As bad as Luhrmann’s film is, it is admirable in many respects. It is like the uncouth distant cousins that show you up at weddings, all loud mouths, shirts the colour of a pack of Opal Fruits, propping up the bar. But they are still cousins and you cut them a bit of slack. Similarly, The Great Gatsby and its cheerful, blasé vulgarity is preferable to much of what passes for literary adaptations these days. Slavoj Zizek admires Ayn Rand because she betrays more readily the disingenuousness of mainstream of capitalism, rather than the more disciplined, streamlined advocates of real predatory capitalism. In the same way, Luhrmann’s film shows up all the better the predatory pedantry of literary adaptions. It even clocks in at two hours twenty minutes, twenty shorter than Jack Clayton’s 1974 version, which looked right but had all the memorability of a wedding you have been invited to at the last minute.
My heart sinks when I learn of a book I like being adapted for the cinema, not because, as per the usual gripe, the film will ruin it (any great novel’s reputation is strong enough to long outlive the three to four weeks of PR inanity that surrounds the release of a film). No, the reason my heart sinks is because there are people out there who cannot read a novel without imagining how it would look projected on a screen, its costumes, its sets, its characters painstakingly reproduced. If that is what you’re thinking of when reading a novel, you’re missing the point. It’s a little like drinking a beer and wondering what it would taste like, frozen, as an ice lolly. Sure you can do it but why bother? A novel’s inner life and its outer structure are made of words, which is a sand-like substance, notoriously difficult to replicate on screen, but still the most interesting thing about the novel.

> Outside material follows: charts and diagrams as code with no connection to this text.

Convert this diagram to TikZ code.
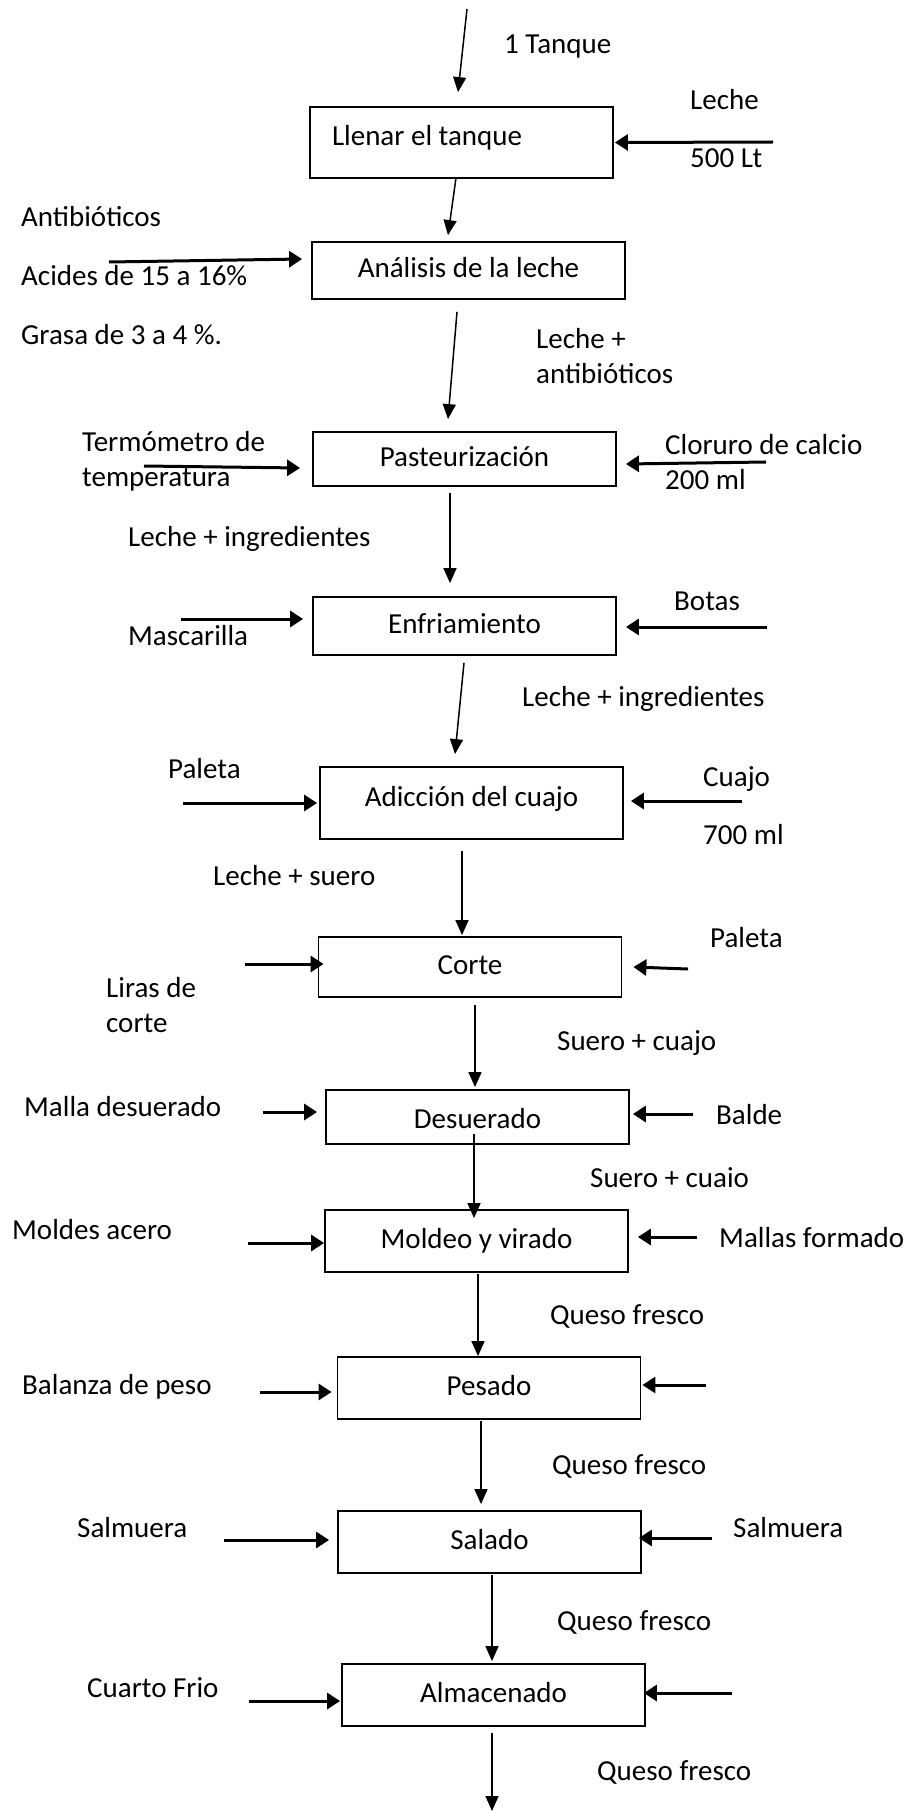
\documentclass[tikz,border=0pt]{standalone}
\usepackage{fontspec}
\setmainfont{Carlito}
\usetikzlibrary{arrows.meta}
\tikzset{procbox/.style={rectangle,draw,line width=1.8pt,minimum width=303pt,inner sep=0pt,align=center,text height=20pt,text depth=6pt},lbl/.style={anchor=west,inner sep=0pt,align=left},one/.style={text height=20pt,text depth=6pt},flow/.style={line width=1.5pt,-{Triangle[length=15pt,width=13pt]}},feed/.style={line width=3pt,-{Triangle[length=13pt,width=16pt]}}}

\begin{document}
\begin{tikzpicture}[x=1pt,y=-1pt,font=\fontsize{29}{35}\selectfont]
\useasboundingbox (0,0) rectangle (906,1811);
% process steps
\node[procbox,minimum height=71pt,text width=259pt,align=flush left,inner xsep=22pt,text depth=14pt] (llenar) at (461.5,142.5) {Llenar el tanque};
\node[procbox,minimum height=57pt,minimum width=313pt] (analisis) at (468.5,270.5) {Análisis de la leche};
\node[procbox,minimum height=54pt] (pasteur) at (464.5,459) {Pasteurización};
\node[procbox,minimum height=58pt] (enfria) at (464.5,626) {Enfriamiento};
\node[procbox,minimum height=72pt,text depth=14pt] (cuajo) at (471.5,803) {Adicción del cuajo};
\node[procbox,minimum height=60pt] (corte) at (470,967) {Corte};
\node[procbox,minimum height=54pt,text height=26pt,text depth=4pt] (desuer) at (477.5,1117) {Desuerado};
\node[procbox,minimum height=62pt] (moldeo) at (476.5,1241) {Moldeo y virado};
\node[procbox,minimum height=62pt] (pesado) at (489,1388) {Pesado};
\node[procbox,minimum height=62pt] (salado) at (489.5,1542) {Salado};
\node[procbox,minimum height=62pt] (almacen) at (493.5,1695) {Almacenado};
% free ends
\coordinate (inicio) at (467,9);
\coordinate (fin) at (492,1811);
\coordinate (inAnalisis) at (109,262);
\coordinate (inPasteur) at (144,466);
\coordinate (inEnfria) at (181,619);
\coordinate (inCuajo) at (183,803);
\coordinate (inCorte) at (245,964);
\coordinate (inDesuer) at (263,1112);
\coordinate (inMoldeo) at (248,1243);
\coordinate (inPesado) at (260,1392);
\coordinate (inSalado) at (224,1540);
\coordinate (inAlmacen) at (249,1701);
\coordinate (exLlenar) at (773,142);
\coordinate (exPasteur) at (766,462);
\coordinate (exEnfria) at (767,627);
\coordinate (exCuajo) at (742,801);
\coordinate (exCorte) at (688,969);
\coordinate (exDesuer) at (693,1114);
\coordinate (exMoldeo) at (697,1237);
\coordinate (exPesado) at (706,1385);
\coordinate (exSalado) at (712,1538);
\coordinate (exAlmacen) at (732,1693);
% main line
\draw[flow] (inicio) -- ([xshift=-3.5pt,yshift=14pt]llenar.north);
\draw[flow] ([xshift=-5.5pt,yshift=1pt]llenar.south) -- ([xshift=-20.5pt,yshift=6pt]analisis.north);
\draw[flow] ([xshift=-11.5pt,yshift=-12pt]analisis.south) -- ([xshift=-16.5pt,yshift=12pt]pasteur.north);
\draw[flow] ([xshift=-14.5pt,yshift=-6pt]pasteur.south) -- ([xshift=-14.5pt,yshift=13pt]enfria.north);
\draw[flow] ([xshift=-0.5pt,yshift=-7pt]enfria.south) -- ([xshift=-16.5pt,yshift=12pt]cuajo.north);
\draw[flow] ([xshift=-9.5pt,yshift=-11pt]cuajo.south) -- ([xshift=-8pt,yshift=1pt]corte.north);
\draw[flow] ([xshift=5pt,yshift=-7pt]corte.south) -- ([xshift=-2.5pt,yshift=2pt]desuer.north);
\draw[flow] ([xshift=-3.5pt,yshift=11pt]desuer.south) -- ([xshift=-2.5pt,yshift=-9pt]moldeo.north);
\draw[flow] ([xshift=1.5pt,yshift=-1pt]moldeo.south) -- ([xshift=-11pt]pesado.north);
\draw[flow] ([xshift=-8pt,yshift=-1pt]pesado.south) -- ([xshift=-8.5pt,yshift=6pt]salado.north);
\draw[flow] ([xshift=2.5pt,yshift=-1pt]salado.south) -- ([xshift=-1.5pt,yshift=2pt]almacen.north);
\draw[flow] ([xshift=-1.5pt,yshift=-6pt]almacen.south) -- (fin);
% inputs from the left
\draw[feed] (inAnalisis) -- ([xshift=-9pt,yshift=11.5pt]analisis.west);
\draw[feed] (inPasteur) -- ([xshift=-12pt,yshift=-9pt]pasteur.west);
\draw[feed] (inEnfria) -- ([xshift=-9pt,yshift=7pt]enfria.west);
\draw[feed] (inCuajo) -- ([xshift=-2pt]cuajo.west);
\draw[feed] (inCorte) -- ([xshift=6pt,yshift=3pt]corte.west);
\draw[feed] (inDesuer) -- ([xshift=-8pt,yshift=5pt]desuer.west);
\draw[feed] (inMoldeo) -- ([yshift=-2pt]moldeo.west);
\draw[feed] (inPesado) -- ([xshift=-5pt,yshift=-4pt]pesado.west);
\draw[feed] (inSalado) -- ([xshift=-8pt,yshift=2pt]salado.west);
\draw[feed] (inAlmacen) -- ([xshift=-1pt,yshift=-6pt]almacen.west);
% inputs from the right
\draw[feed] (exLlenar) -- ([xshift=1pt]llenar.east);
\draw[feed] (exPasteur) -- ([xshift=9pt,yshift=-5pt]pasteur.east);
\draw[feed] (exEnfria) -- ([xshift=9pt,yshift=-1pt]enfria.east);
\draw[feed] (exCuajo) -- ([xshift=7pt,yshift=2pt]cuajo.east);
\draw[feed] (exCorte) -- ([xshift=11pt]corte.east);
\draw[feed] (exDesuer) -- ([xshift=3pt,yshift=3pt]desuer.east);
\draw[feed] (exMoldeo) -- ([xshift=9pt,yshift=4pt]moldeo.east);
\draw[feed] (exPesado) -- ([xshift=1pt,yshift=3pt]pesado.east);
\draw[feed] (exSalado) -- ([xshift=-3pt,yshift=4pt]salado.east);
\draw[feed] (exAlmacen) -- ([xshift=-2pt,yshift=2pt]almacen.east);
% labels
\node[lbl,one] (tanque) at (504,47) {1 Tanque};
\node[lbl,one] (leche) at (690,103) {Leche};
\node[lbl,one] (litros) at (690,161) {500 Lt};
\node[lbl,one] (antib) at (21,220) {Antibióticos};
\node[lbl,one] (acidez) at (21,278) {Acides de 15 a 16\%};
\node[lbl,one] (grasa) at (21,337) {Grasa de 3 a 4 \%.};
\node[lbl] (lecheAntib) at (536,356) {Leche +\\antibióticos};
\node[lbl] (termo) at (82,461) {Termómetro de\\temperatura};
\node[lbl] (cloruro) at (665,462) {Cloruro de calcio\\200 ml};
\node[lbl,one] (ingr1) at (128,539) {Leche + ingredientes};
\node[lbl,one] (masc) at (128,638) {Mascarilla};
\node[lbl,one] (botas) at (674,603) {Botas};
\node[lbl,one] (ingr2) at (522,699) {Leche + ingredientes};
\node[lbl,one] (paleta1) at (168,771) {Paleta};
\node[lbl,one] (cuajoIn) at (703,779) {Cuajo};
\node[lbl,one] (mililitros) at (703,837) {700 ml};
\node[lbl,one] (suero1) at (213,878) {Leche + suero};
\node[lbl] (liras) at (106,1005) {Liras de\\corte};
\node[lbl,one] (paleta2) at (710,940) {Paleta};
\node[lbl,one] (suero2) at (557,1043) {Suero + cuajo};
\node[lbl,one] (malla) at (24,1109) {Malla desuerado};
\node[lbl,one] (balde) at (716,1117) {Balde};
\node[lbl,one] (suero3) at (590,1180) {Suero + cuaio};
\node[lbl,one] (moldes) at (12,1232) {Moldes acero};
\node[lbl,one] (mallas) at (719,1240) {Mallas formado};
\node[lbl,one] (queso1) at (550,1317) {Queso fresco};
\node[lbl,one] (balanza) at (22,1387) {Balanza de peso};
\node[lbl,one] (queso2) at (552,1467) {Queso fresco};
\node[lbl,one] (salm1) at (77,1530) {Salmuera};
\node[lbl,one] (salm2) at (733,1530) {Salmuera};
\node[lbl,one] (queso3) at (557,1623) {Queso fresco};
\node[lbl,one] (cuarto) at (87,1690) {Cuarto Frio};
\node[lbl,one] (queso4) at (597,1773) {Queso fresco};
\end{tikzpicture}
\end{document}
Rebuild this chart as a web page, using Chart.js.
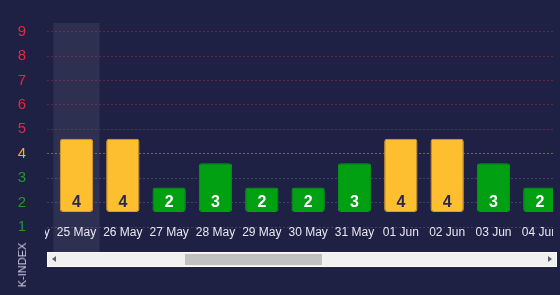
<!DOCTYPE html>
<html>
<head>
<meta charset="utf-8">
<script src="https://cdn.jsdelivr.net/npm/chart.js@4.4.1/dist/chart.umd.min.js"></script>
<style>
  html, body { margin: 0; padding: 0; }
  body { width: 560px; height: 295px; background: #1e2044; position: relative; overflow: hidden;
         font-family: "Liberation Sans", Arial, sans-serif; }
  #axisBox { position: absolute; left: 0; top: 0; width: 47px; height: 252px; }
  #plotBox { position: absolute; left: 45px; top: 0; width: 508px; height: 252px; overflow: hidden; }
  #plotInner { position: absolute; left: -38.5px; top: 0; width: 556px; height: 252px; }
  #yTitle { position: absolute; left: 22px; top: 265px; transform: translate(-50%, -50%) rotate(-90deg);
            color: #c9cbe0; font-size: 11px; white-space: nowrap; }
  #scroll { position: absolute; left: 47px; top: 252px; width: 508px; height: 13px;
            background: #f0f0f0; border: 1px solid #fafafa; }
  #thumb { position: absolute; left: 137px; top: 1px; width: 137px; height: 11px; background: #c1c1c1; }
  .arrL { position: absolute; left: 4px; top: 3px; width: 0; height: 0;
          border-top: 3.5px solid transparent; border-bottom: 3.5px solid transparent; border-right: 4px solid #606060; }
  .arrR { position: absolute; right: 4px; top: 3px; width: 0; height: 0;
          border-top: 3.5px solid transparent; border-bottom: 3.5px solid transparent; border-left: 4px solid #606060; }
</style>
</head>
<body>
<div id="axisBox"><canvas id="axisChart"></canvas></div>
<div id="plotBox"><div id="plotInner"><canvas id="kChart"></canvas></div></div>
<div id="yTitle">K-INDEX</div>
<div id="scroll"><div class="arrL"></div><div id="thumb"></div><div class="arrR"></div></div>
<script>
// Daily planetary K-index
const days = ['24 May', '25 May', '26 May', '27 May', '28 May', '29 May', '30 May',
              '31 May', '01 Jun', '02 Jun', '03 Jun', '04 Jun'];
const kIndex = [null, 4, 4, 2, 3, 2, 2, 3, 4, 4, 3, 2];
const yTicks = [1, 2, 3, 4, 5, 6, 7, 8, 9];
const hoverDay = '25 May';

// Bars rise from level 1
const BAR_FLOOR = 1;

// Shared vertical range of the K scale
const K_MIN = 1, K_MAX = 9.356;
// The bar scale sits slightly higher than the grid scale
const BAR_SHIFT = 0.615;

function levelColor(v) {
  if (v >= 5) return '#e8283c';
  if (v === 4) return '#f4ae2e';
  return '#1f9a2a';
}
function gridColor(v) {
  if (v >= 5) return 'rgba(200, 40, 64, 0.45)';
  if (v === 4) return 'rgba(196, 160, 70, 0.55)';
  return 'rgba(110, 120, 165, 0.4)';
}
function barFill(v) { return v >= 4 ? '#fdbe2f' : '#00a012'; }
function barEdge(v) { return v >= 4 ? '#d9a02c' : '#00a012'; }

const FONT = '"Liberation Sans", Arial, sans-serif';

// Left axis with coloured K levels
new Chart(document.getElementById('axisChart'), {
  type: 'bar',
  data: { labels: [], datasets: [] },
  options: {
    responsive: true, maintainAspectRatio: false, animation: false,
    layout: { padding: { top: 23, bottom: 25, left: 0, right: 0 } },
    plugins: { legend: { display: false }, tooltip: { enabled: false } },
    scales: {
      x: { display: false },
      y: {
        min: K_MIN, max: K_MAX,
        afterBuildTicks: (s) => { s.ticks = yTicks.map(v => ({ value: v })); },
        afterFit: (s) => { s.width = 26; },
        grid: { display: false, drawTicks: false },
        border: { display: false },
        ticks: {
          padding: 0,
          font: { family: FONT, size: 15 },
          color: (ctx) => levelColor(ctx.tick.value)
        }
      }
    }
  }
});

// Highlighted column behind the hovered day
const hoverColumn = {
  id: 'hoverColumn',
  beforeDraw(chart) {
    const x = chart.scales.x;
    const i = chart.data.labels.indexOf(hoverDay);
    if (i < 0) return;
    const w = x.width / chart.data.labels.length;
    const cx = x.getPixelForValue(i);
    const ctx = chart.ctx;
    ctx.save();
    ctx.fillStyle = 'rgba(255, 255, 255, 0.075)';
    ctx.fillRect(cx - w / 2, chart.chartArea.top, w, chart.height - chart.chartArea.top);
    ctx.restore();
  }
};

// K value written near the foot of each bar
const barValues = {
  id: 'barValues',
  afterDatasetsDraw(chart) {
    const ctx = chart.ctx;
    const meta = chart.getDatasetMeta(0);
    ctx.save();
    ctx.font = 'bold 16px ' + FONT;
    ctx.textAlign = 'center';
    ctx.textBaseline = 'alphabetic';
    meta.data.forEach((el, i) => {
      const v = kIndex[i];
      if (v == null) return;
      ctx.fillStyle = v >= 4 ? '#262a50' : '#ffffff';
      ctx.fillText(String(v), el.x, el.base - 5);
    });
    ctx.restore();
  }
};

new Chart(document.getElementById('kChart'), {
  type: 'bar',
  data: {
    labels: days,
    datasets: [{
      data: kIndex.map(v => v == null ? null : [BAR_FLOOR, v]),
      backgroundColor: kIndex.map(v => barFill(v)),
      borderColor: kIndex.map(v => barEdge(v)),
      borderWidth: 1,
      borderSkipped: false,
      borderRadius: 3,
      categoryPercentage: 1,
      barPercentage: 0.72,
      yAxisID: 'yb'
    }]
  },
  options: {
    responsive: true, maintainAspectRatio: false, animation: false,
    layout: { padding: { top: 23, bottom: 0, left: 0, right: 0 } },
    plugins: { legend: { display: false }, tooltip: { enabled: false } },
    scales: {
      x: {
        grid: { display: false, drawTicks: false },
        border: { display: false },
        afterFit: (s) => { s.height = 25; },
        ticks: {
          padding: -2, maxRotation: 0, autoSkip: false,
          font: { family: FONT, size: 12 },
          color: '#e6e7f0'
        }
      },
      y: {
        min: K_MIN, max: K_MAX,
        afterBuildTicks: (s) => { s.ticks = yTicks.map(v => ({ value: v })); },
        afterFit: (s) => { s.width = 0; },
        ticks: { display: false },
        border: { display: false, dash: [2, 2] },
        grid: {
          drawTicks: false,
          lineWidth: 1,
          color: (ctx) => gridColor(ctx.tick.value)
        }
      },
      yb: {
        display: false,
        min: K_MIN - BAR_SHIFT, max: K_MAX - BAR_SHIFT
      }
    }
  },
  plugins: [hoverColumn, barValues]
});
</script>
</body>
</html>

That’s not to say that novels (or plays, or even poems) should never serve as source material for films – there have been many fine films adapted from books, and there continue to be so. It is, however, depressing that we must be visited, every fifteen years or so now at this rate, with a new Dickens, Brontë, Jane Austen or Tolstoy adaptation, when few of those in the past have been terribly memorable anyway. Some filmmakers do get it right – Andrea Arnold’s recent Wuthering Heights understood the brute social relations that underlie the intense romance of the novel. Most adaptors of literary classics though are content to wallow in the crinoline, the fine teak wainscoting and the Received Pronunciation (American actors in particular are wont to apply RP to any character, of any nationality, from before the 20th century). That is why most film adaptations of classics bring little to the table and are instantly disposable, like the covers in a fast-food restaurant.
It is not only classics that are subject to this either; the film rights on practically every contemporary novel that makes a splash are instantly snapped up. It’s not too surprising – it is a relatively easy way for studios to make money, provided the production is not delayed for too long, and few writers can afford to say no. A strong contemporary novel will likewise survive the brief ignominy of being associated with an idiotic film adaptation, and will only gain in reputation from a good film treatment. But this industrial reproduction of hit novels rarely leads to good cinema – one need only look at the work of Stephen Daldry, who, it seems, cannot behold a Waterstone’s 3-for-2 table without thinking of getting into the cinematic pants of every book on it. This is why we should welcome more adaptations like Luhrmann’s The Great Gatsby, no matter how vulgar, how misplaced, how tin-eared they might be. Such violence done to the po-faced edifice of ‘literary’ cinema might sensitise people to the pedantry of the slavish adaptation and might lead people to enjoy the source text without wasting time ruminating over whether Keira Knightly or Carey Mulligan might make a better Maggie Tulliver.